**THE RECORDS**.
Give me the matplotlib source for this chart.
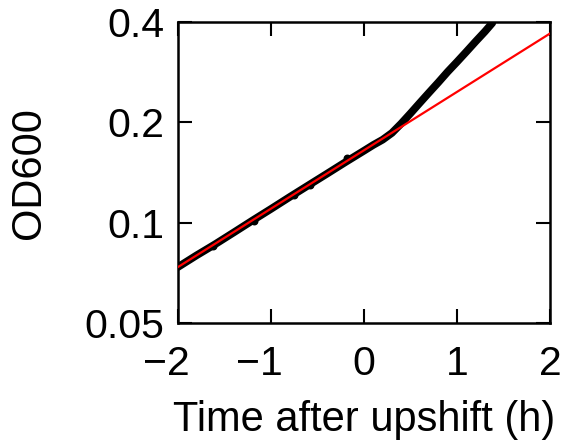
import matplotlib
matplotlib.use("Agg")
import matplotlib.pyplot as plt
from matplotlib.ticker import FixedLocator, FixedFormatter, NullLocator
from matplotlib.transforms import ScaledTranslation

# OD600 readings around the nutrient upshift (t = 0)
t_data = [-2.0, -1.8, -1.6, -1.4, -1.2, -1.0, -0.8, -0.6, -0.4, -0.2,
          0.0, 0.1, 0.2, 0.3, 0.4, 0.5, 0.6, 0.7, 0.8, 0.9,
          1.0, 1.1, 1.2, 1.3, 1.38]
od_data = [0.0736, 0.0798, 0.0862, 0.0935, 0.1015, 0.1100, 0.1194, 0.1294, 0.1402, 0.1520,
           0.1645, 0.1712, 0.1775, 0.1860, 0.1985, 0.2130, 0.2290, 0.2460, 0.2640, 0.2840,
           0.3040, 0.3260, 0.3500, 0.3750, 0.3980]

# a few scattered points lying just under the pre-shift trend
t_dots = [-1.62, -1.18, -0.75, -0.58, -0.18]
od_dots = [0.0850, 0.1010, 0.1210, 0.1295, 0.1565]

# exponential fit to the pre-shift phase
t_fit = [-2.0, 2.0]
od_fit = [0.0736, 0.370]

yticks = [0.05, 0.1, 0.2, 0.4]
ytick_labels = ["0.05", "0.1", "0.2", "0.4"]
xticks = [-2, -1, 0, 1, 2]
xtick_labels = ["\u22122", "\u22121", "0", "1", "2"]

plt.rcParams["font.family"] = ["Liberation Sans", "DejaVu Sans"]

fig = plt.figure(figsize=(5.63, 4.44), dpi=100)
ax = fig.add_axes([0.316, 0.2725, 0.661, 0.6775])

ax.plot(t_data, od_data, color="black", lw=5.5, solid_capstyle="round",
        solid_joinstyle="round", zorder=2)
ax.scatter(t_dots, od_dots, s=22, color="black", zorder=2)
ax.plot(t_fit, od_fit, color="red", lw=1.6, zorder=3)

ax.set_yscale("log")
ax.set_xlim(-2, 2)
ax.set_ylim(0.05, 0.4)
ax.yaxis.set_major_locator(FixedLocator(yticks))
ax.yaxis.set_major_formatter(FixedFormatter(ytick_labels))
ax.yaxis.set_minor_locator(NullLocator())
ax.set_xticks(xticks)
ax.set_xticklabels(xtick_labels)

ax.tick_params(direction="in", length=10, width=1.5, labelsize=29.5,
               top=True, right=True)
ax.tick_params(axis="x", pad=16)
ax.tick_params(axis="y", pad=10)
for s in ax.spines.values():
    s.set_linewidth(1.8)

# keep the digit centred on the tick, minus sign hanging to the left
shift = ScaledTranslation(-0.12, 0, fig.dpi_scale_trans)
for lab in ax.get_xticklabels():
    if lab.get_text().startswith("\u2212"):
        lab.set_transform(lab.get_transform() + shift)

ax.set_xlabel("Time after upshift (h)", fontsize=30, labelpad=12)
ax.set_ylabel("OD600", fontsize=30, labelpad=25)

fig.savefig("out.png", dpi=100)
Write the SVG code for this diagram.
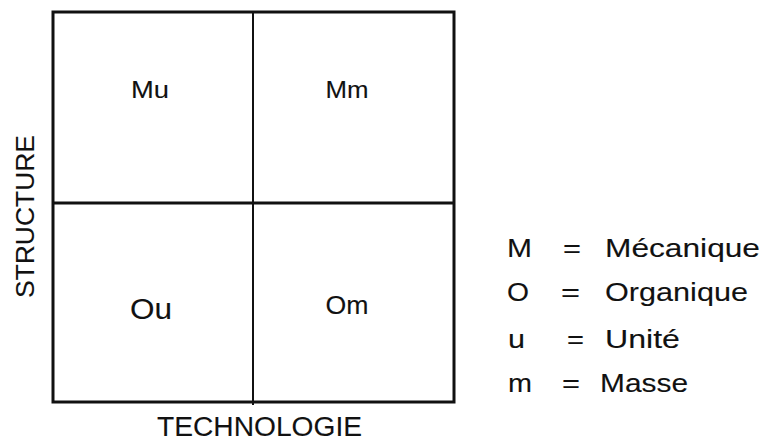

**GIVEN EXERCISE**. Repeat exactly the lines from the start of the entries down to the line with "0.3040, 0.3260, 0.3500, 0.3750, 0.3980]", keeping both ends but none of the pictures.

**EXERCISE ANSWER**.
Give me the matplotlib source for this chart.
import matplotlib
matplotlib.use("Agg")
import matplotlib.pyplot as plt
from matplotlib.ticker import FixedLocator, FixedFormatter, NullLocator
from matplotlib.transforms import ScaledTranslation

# OD600 readings around the nutrient upshift (t = 0)
t_data = [-2.0, -1.8, -1.6, -1.4, -1.2, -1.0, -0.8, -0.6, -0.4, -0.2,
          0.0, 0.1, 0.2, 0.3, 0.4, 0.5, 0.6, 0.7, 0.8, 0.9,
          1.0, 1.1, 1.2, 1.3, 1.38]
od_data = [0.0736, 0.0798, 0.0862, 0.0935, 0.1015, 0.1100, 0.1194, 0.1294, 0.1402, 0.1520,
           0.1645, 0.1712, 0.1775, 0.1860, 0.1985, 0.2130, 0.2290, 0.2460, 0.2640, 0.2840,
           0.3040, 0.3260, 0.3500, 0.3750, 0.3980]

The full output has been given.